Friday, April 3, 2015

Year 5: Week 29 – The Hat

In 8th grade band we were working on an arrangement of “Paint It Black” by The Rolling Stones. One of the things I love about my band this year is that they have a great sense of tone, which meant that they were playing this song with a very clean and warm sound.

I stopped and told them “we need to play this song with a dirty tone. This is a dark song and it needs some grit, it almost should sound a little gross and disturbing.”

“Like your mom?”

I looked down at the flute player who had said that phrase and saw a horrified look on her face. She immediately knew that she had made a huge mistake and she was petrified. She started to apologize but I motioned with my hand for her to stop.

The giggles in response to the joke quickly turned to shock and the class was quiet waiting for my response.

I had a couple options. I could take the serious approach, open up a can and explain to her the inappropriate nature of “your mom” jokes. I could be mean and provide a come back that would establish myself as the wittier person in the exchange and show that she shouldn’t mess with me. I could also make it even worse for her and calmly tell her that we would discuss this after class and let her sit with the fear of what would happen once everyone else had left the classroom.

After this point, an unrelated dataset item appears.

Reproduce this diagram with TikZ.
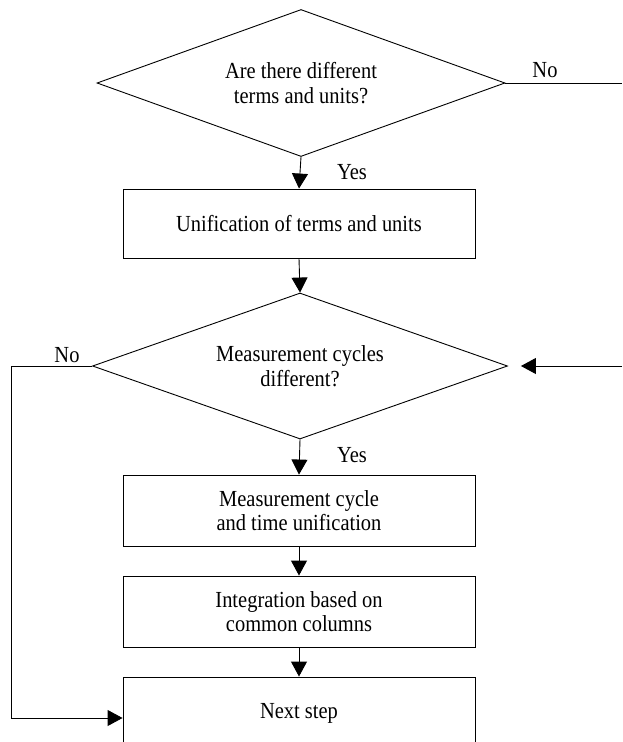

It took me longer than I expected to figure out what to do. Maybe it was because it was the day before break or the fact that I had been in and out of meetings all week and was having difficulties focusing on teaching.

Here’s what I was thinking: the class was going really well and I didn’t want to break down the positive vibe that was in the classroom. The flute player clearly knew that she had messed up and while I was ready to engage in a verbal war, I didn’t want to go down that road and show the other students that I would participate in one-upmanship of this kind in the middle of class.

But I had to do something.

I stepped off the podium grabbed a piece of paper, folded it into a hat, wrote a silly message on the side and told her to wear it. Her only complaint was that the hat was too small. She wore it for part of the class, kids laughed at her and as we continued to have a great rehearsal, it ended up on the floor and it was forgotten.

After class I touched base with her, she apologized and we had a good talk. I’m not saying that making a paper hat for a kid to wear is the best response to an inappropriate student outburst, but sometimes you just got to do something silly and move on.

It’s hard to know what to do sometimes and what the best. Maybe the hat wasn’t the best response but along with the talk, we both came out it learning a little something about ourselves and each other.